Extract the lines from the start through the line that holds "[251, 246, 198]];", both included, omitting all images.

> _DATA EXCERPT_

--------------------------------------------------

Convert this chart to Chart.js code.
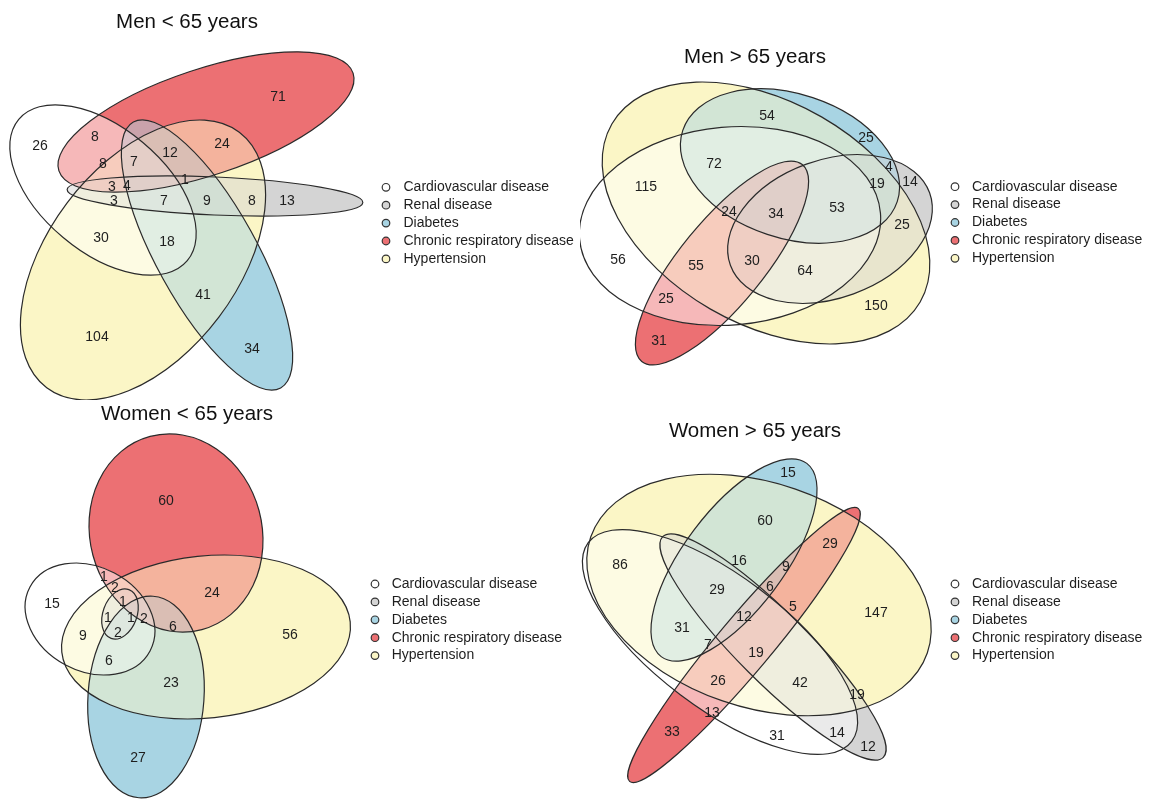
<!DOCTYPE html>
<html>
<head>
<meta charset="utf-8">
<title>Comorbidity Venn diagrams</title>
<script src="https://cdn.jsdelivr.net/npm/chart.js@4.4.1/dist/chart.umd.min.js"></script>
<style>
    html, body { margin: 0; padding: 0; background: #fff; }
    body { width: 1159px; height: 811px; position: relative; overflow: hidden; }
    .panel { position: absolute; }
</style>
</head>
<body>
<div class="panel" style="left:0;top:0"><canvas id="men-under" width="580" height="400"></canvas></div>
<div class="panel" style="left:580px;top:0"><canvas id="men-over" width="579" height="400"></canvas></div>
<div class="panel" style="left:0;top:400px"><canvas id="women-under" width="580" height="411"></canvas></div>
<div class="panel" style="left:580px;top:400px"><canvas id="women-over" width="579" height="411"></canvas></div>
<script>
// Sets, in legend order
const setNames = ['Cardiovascular disease', 'Renal disease', 'Diabetes', 'Chronic respiratory disease', 'Hypertension'];
// colour of each set on its own; overlaps get the mean of their sets
const setColors = [[255, 255, 255], [212, 212, 212], [168, 212, 227], [236, 112, 115], [251, 246, 198]];

// Men < 65 years
const menUnderCounts = [71, 26, 8, 24, 12, 8, 7, 1, 3, 4, 3, 7, 9, 8, 13, 30, 18, 41, 104, 34];
const menUnderX = [278, 40, 95, 222, 170, 103, 134, 185, 112, 127, 114, 164, 207, 252, 287, 101, 167, 203, 97, 252];
const menUnderY = [97, 146, 137, 144, 153, 164, 162, 180, 187, 186, 201, 201, 201, 201, 201, 238, 242, 295, 337, 349];
// one ellipse per set: centre x, centre y, radius x, radius y, rotation (deg)
const menUnderShapes = [
    [103, 190, 110, 62, 40],
    [215, 196, 148, 19, 2.5],
    [207, 255, 152, 50, 61],
    [206, 122, 155, 53, -18.4],
    [143, 260, 160, 95, 127]
];

// Men > 65 years
const menOverCounts = [54, 25, 72, 4, 115, 19, 14, 24, 34, 53, 25, 56, 55, 30, 64, 25, 150, 31];
const menOverX = [767, 866, 714, 889, 646, 877, 910, 729, 776, 837, 902, 618, 696, 752, 805, 666, 876, 659];
const menOverY = [116, 138, 164, 167, 187, 184, 182, 212, 214, 208, 225, 260, 266, 261, 271, 299, 306, 341];
const menOverShapes = [
    [730, 226, 151, 99, -5],
    [830, 229, 106, 69, -20],
    [790, 166, 113, 72, 18.4],
    [722, 263, 127, 42, -50.8],
    [766, 213, 178, 111, 30]
];

// Women < 65 years
const womenUnderCounts = [60, 1, 2, 24, 15, 1, 1, 1, 2, 6, 9, 2, 56, 6, 23, 27];
const womenUnderX = [166, 104, 115, 212, 52, 123, 108, 131, 144, 173, 83, 118, 290, 109, 171, 138];
const womenUnderY = [501, 577, 588, 593, 604, 602, 618, 618, 619, 627, 636, 633, 635, 661, 683, 758];
const womenUnderShapes = [
    [90, 619, 68, 52, 28],
    [120, 614, 26, 17, 110],
    [146, 697, 101, 58, 94],
    [176, 533, 100, 86, 75],
    [206, 637, 145, 81, -6]
];

// Women > 65 years
const womenOverCounts = [15, 60, 29, 86, 16, 9, 6, 29, 5, 147, 12, 31, 7, 19, 26, 42, 19, 13, 33, 31, 14, 12];
const womenOverX = [788, 765, 830, 620, 739, 786, 770, 717, 793, 876, 744, 682, 708, 756, 718, 800, 857, 712, 672, 777, 837, 868];
const womenOverY = [473, 521, 544, 565, 561, 567, 587, 590, 607, 613, 617, 628, 645, 653, 681, 683, 695, 713, 732, 736, 733, 747];
const womenOverShapes = [
    [720, 642, 165, 66, 37],
    [773, 647, 156, 35, 45],
    [734, 560, 121, 50, -53],
    [744, 645, 178, 27, -50],
    [759, 595, 178, 112, 19]
];

const FONT = '"Liberation Sans", Arial, sans-serif';

const vennPlugin = {
    id: 'venn',
    beforeDatasetsDraw(chart, args, opts) {
        const { ctx, width, height, scales: { x, y } } = chart;
        const paths = opts.shapes.map(s => {
            const cx = x.getPixelForValue(s[0]);
            const cy = y.getPixelForValue(s[1]);
            const rx = Math.abs(x.getPixelForValue(s[0] + s[2]) - cx);
            const ry = Math.abs(y.getPixelForValue(s[1] + s[3]) - cy);
            const p = new Path2D();
            p.ellipse(cx, cy, rx, ry, s[4] * Math.PI / 180, 0, Math.PI * 2);
            return p;
        });
        const outside = paths.map(p => {
            const o = new Path2D();
            o.rect(0, 0, width, height);
            o.addPath(p);
            return o;
        });

        // fill every region (each combination of sets) with the mean colour of its sets
        for (let mask = 1; mask < 32; mask++) {
            const members = setColors.map((c, i) => i).filter(i => mask & (1 << i));
            const rgb = [0, 1, 2].map(k =>
                Math.round(members.reduce((sum, i) => sum + setColors[i][k], 0) / members.length));
            ctx.save();
            for (let i = 0; i < paths.length; i++) {
                if (mask & (1 << i)) ctx.clip(paths[i]);
                else ctx.clip(outside[i], 'evenodd');
            }
            ctx.fillStyle = 'rgb(' + rgb.join(',') + ')';
            ctx.fillRect(0, 0, width, height);
            ctx.restore();
        }

        ctx.save();
        ctx.strokeStyle = '#2a2a2a';
        ctx.lineWidth = 1.2;
        paths.forEach(p => ctx.stroke(p));
        ctx.restore();
    },
    afterDatasetsDraw(chart, args, opts) {
        const { ctx, scales: { x, y } } = chart;
        ctx.save();
        ctx.textAlign = 'center';
        ctx.textBaseline = 'middle';

        // region counts, placed at the scatter points
        const meta = chart.getDatasetMeta(0);
        const points = chart.data.datasets[0].data;
        ctx.fillStyle = '#1e1e1e';
        ctx.font = '14px ' + FONT;
        meta.data.forEach((el, i) => ctx.fillText(String(points[i].count), el.x, el.y));

        // title
        ctx.fillStyle = '#111';
        ctx.font = '20.5px ' + FONT;
        ctx.fillText(opts.title, x.getPixelForValue(opts.titleAt[0]), y.getPixelForValue(opts.titleAt[1]));

        // legend
        ctx.textAlign = 'left';
        ctx.font = '14px ' + FONT;
        const lx = x.getPixelForValue(opts.legendAt[0]);
        setNames.forEach((name, i) => {
            const ly = y.getPixelForValue(opts.legendAt[1] + i * 17.9);
            ctx.beginPath();
            ctx.arc(lx, ly, 3.8, 0, Math.PI * 2);
            ctx.fillStyle = 'rgb(' + setColors[i].join(',') + ')';
            ctx.fill();
            ctx.strokeStyle = '#333';
            ctx.lineWidth = 1.2;
            ctx.stroke();
            ctx.fillStyle = '#1e1e1e';
            ctx.fillText(name, lx + opts.legendGap, ly);
        });
        ctx.restore();
    }
};

function makeVenn(canvasId, box, counts, xs, ys, shapes, title, titleAt, legendAt, legendGap) {
    const ctx = document.getElementById(canvasId).getContext('2d');
    return new Chart(ctx, {
        type: 'scatter',
        data: {
            datasets: [{
                label: title,
                data: counts.map((c, i) => ({ x: xs[i], y: ys[i], count: c })),
                pointRadius: 0,
                pointHoverRadius: 0
            }]
        },
        options: {
            responsive: false,
            animation: false,
            events: [],
            layout: { padding: 0 },
            scales: {
                x: { type: 'linear', display: false, min: box[0], max: box[0] + box[2] },
                y: { type: 'linear', display: false, reverse: true, min: box[1], max: box[1] + box[3] }
            },
            plugins: {
                legend: { display: false },
                tooltip: { enabled: false },
                venn: { shapes, title, titleAt, legendAt, legendGap }
            }
        },
        plugins: [vennPlugin]
    });
}

makeVenn('men-under', [0, 0, 580, 400], menUnderCounts, menUnderX, menUnderY, menUnderShapes,
    'Men < 65 years', [187, 22.5], [386, 187.3], 17.5);
makeVenn('men-over', [580, 0, 579, 400], menOverCounts, menOverX, menOverY, menOverShapes,
    'Men > 65 years', [755, 57], [955, 186.7], 17);
makeVenn('women-under', [0, 400, 580, 411], womenUnderCounts, womenUnderX, womenUnderY, womenUnderShapes,
    'Women < 65 years', [187, 414], [375, 584], 16.7);
makeVenn('women-over', [580, 400, 579, 411], womenOverCounts, womenOverX, womenOverY, womenOverShapes,
    'Women > 65 years', [755, 431], [955, 584], 17);
</script>
</body>
</html>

--------------------------------------------------

> _EXERCISE RESULT_
Convert this chart to Chart.js code.
<!DOCTYPE html>
<html>
<head>
<meta charset="utf-8">
<title>Comorbidity Venn diagrams</title>
<script src="https://cdn.jsdelivr.net/npm/chart.js@4.4.1/dist/chart.umd.min.js"></script>
<style>
    html, body { margin: 0; padding: 0; background: #fff; }
    body { width: 1159px; height: 811px; position: relative; overflow: hidden; }
    .panel { position: absolute; }
</style>
</head>
<body>
<div class="panel" style="left:0;top:0"><canvas id="men-under" width="580" height="400"></canvas></div>
<div class="panel" style="left:580px;top:0"><canvas id="men-over" width="579" height="400"></canvas></div>
<div class="panel" style="left:0;top:400px"><canvas id="women-under" width="580" height="411"></canvas></div>
<div class="panel" style="left:580px;top:400px"><canvas id="women-over" width="579" height="411"></canvas></div>
<script>
// Sets, in legend order
const setNames = ['Cardiovascular disease', 'Renal disease', 'Diabetes', 'Chronic respiratory disease', 'Hypertension'];
// colour of each set on its own; overlaps get the mean of their sets
const setColors = [[255, 255, 255], [212, 212, 212], [168, 212, 227], [236, 112, 115], [251, 246, 198]];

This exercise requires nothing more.